The history of the College of Arts and Science begins with the founding of the University by a number of prominent New Yorkers, led by Albert Gallatin, a member of Jefferson’s cabinet. Unlike other institutions at the time, it was to be nonsectarian and to produce a different sort of elite citizen, not born to privilege but set apart for leadership by talent and effort. To that end it provided a more practical education, what the 19th century called "Useful Knowledge."
Thus, in addition to offering the standard classical curriculum, early NYU was also a center for science. Samuel F. B. Morse invented the telegraph while teaching art and design; John W. Draper invented modern photography; and the American Chemical Society was founded here.
In the arts and culture, too, it can be argued that the College not only participated in, but also generated much of, the creative energy that has characterized Greenwich Village. The original University Building housed ateliers that were the forerunners of the current downtown art scene. And although Henry Wadsworth Longfellow was turned down for a teaching post, literature thrived, with University Building even featured in a novel by the eccentric Theodore Winthrop (1861).
Finally, this neighborhood and this institution have had a long tradition of social and political activism from the Stonecutters Riot over the construction of the University’s first building in 1834 to the tragic Triangle Shirtwaist Factory fire in 1911, a major event in U.S. labor history that took place in what is now the Brown Building.
From its earliest days, then, the College on Washington Square has been at the cutting edge of intellectual, cultural, and social developments. In 1895, however, NYU’s great chancellor, Henry MacCracken, decided to reserve Washington Square for the professional schools, which proliferated under his leadership, and to move University College to a beautiful campus in the Bronx- University Heights- designed by Stanford White.
The College’s move to the Heights reflected MacCracken’s "Ivy" aspirations for the school and his successful effort to raise quality by attracting the best students nationally. Also relevant was the ascendant, nonurban collegiate ideal of a residential community, with fine teaching, extracurricular activities, fraternities, and intercollegiate athletics.
A few years later an undergraduate presence was restored downtown with the opening of a Collegiate Division (1903), soon to become Washington Square College (1913). This school had a more diverse student body, opening its doors to women, recent immigrants, commuters, and professional students.

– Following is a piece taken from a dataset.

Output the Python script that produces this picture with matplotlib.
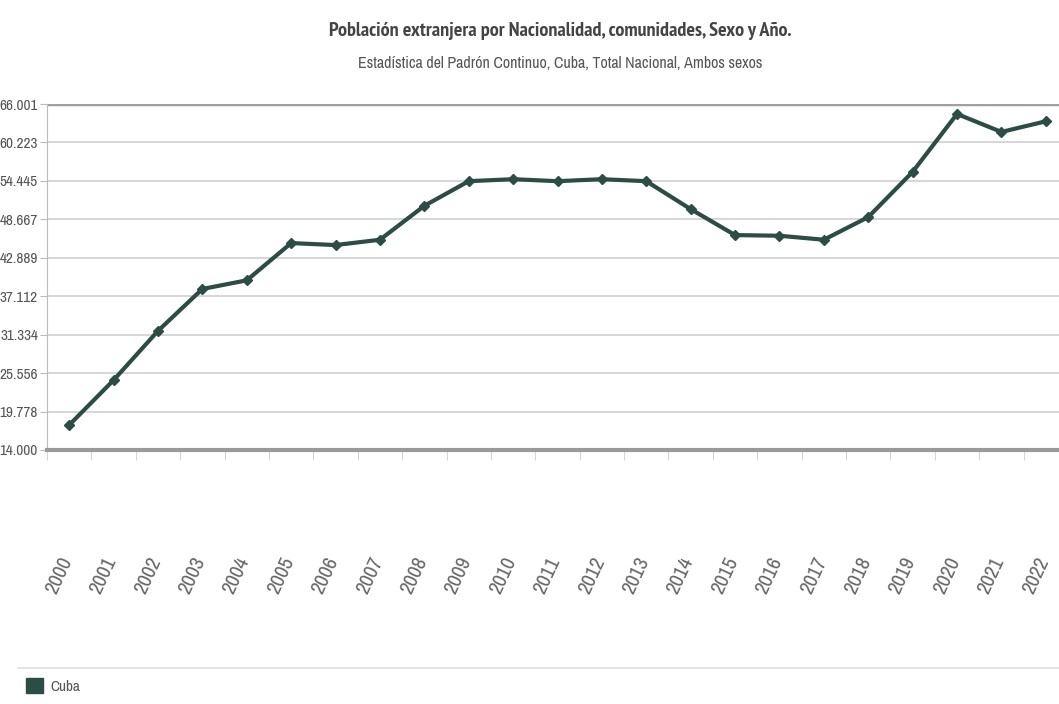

For over 60 years, undergraduate liberal arts education at NYU took place in two locations-University College (and the Engineering School) at the Heights and the College on Washington Square, both offering excellent, but different, educational and social experiences.
In the 1970s the College underwent yet another major transformation. In response to financial pressures, the Heights campus closed in 1973 and University College merged with Washington Square College. The new institution, which is now known simply as the College of Arts and Science, is the beneficiary of both traditions-the Heights’ residential and collegiate culture and the Square’s progressive urban focus. At that time, a decision was also made to build aggressively for quality-to recruit the very best faculty and students, to update and expand the physical plant, and to create distinguished programs both here and abroad.
In recent years the College has become recognized as a national leader for its efforts to reinvent a liberal arts education for the 21st century. With a challenging liberal arts core, the College Core Curriculum, at the center of its curriculum, the College emphasizes student inquiry and research; offers unique opportunities for international and preprofessional study; and makes use of the city as a site for learning and service. A liberal arts education thus reconceived is not only personally enriching but also eminently practical in developing the skills and perspectives essential to assume a leadership role in the 21st century. As the new millennium proceeds, the College continues to build on its founders’ goal of providing "Useful Knowledge."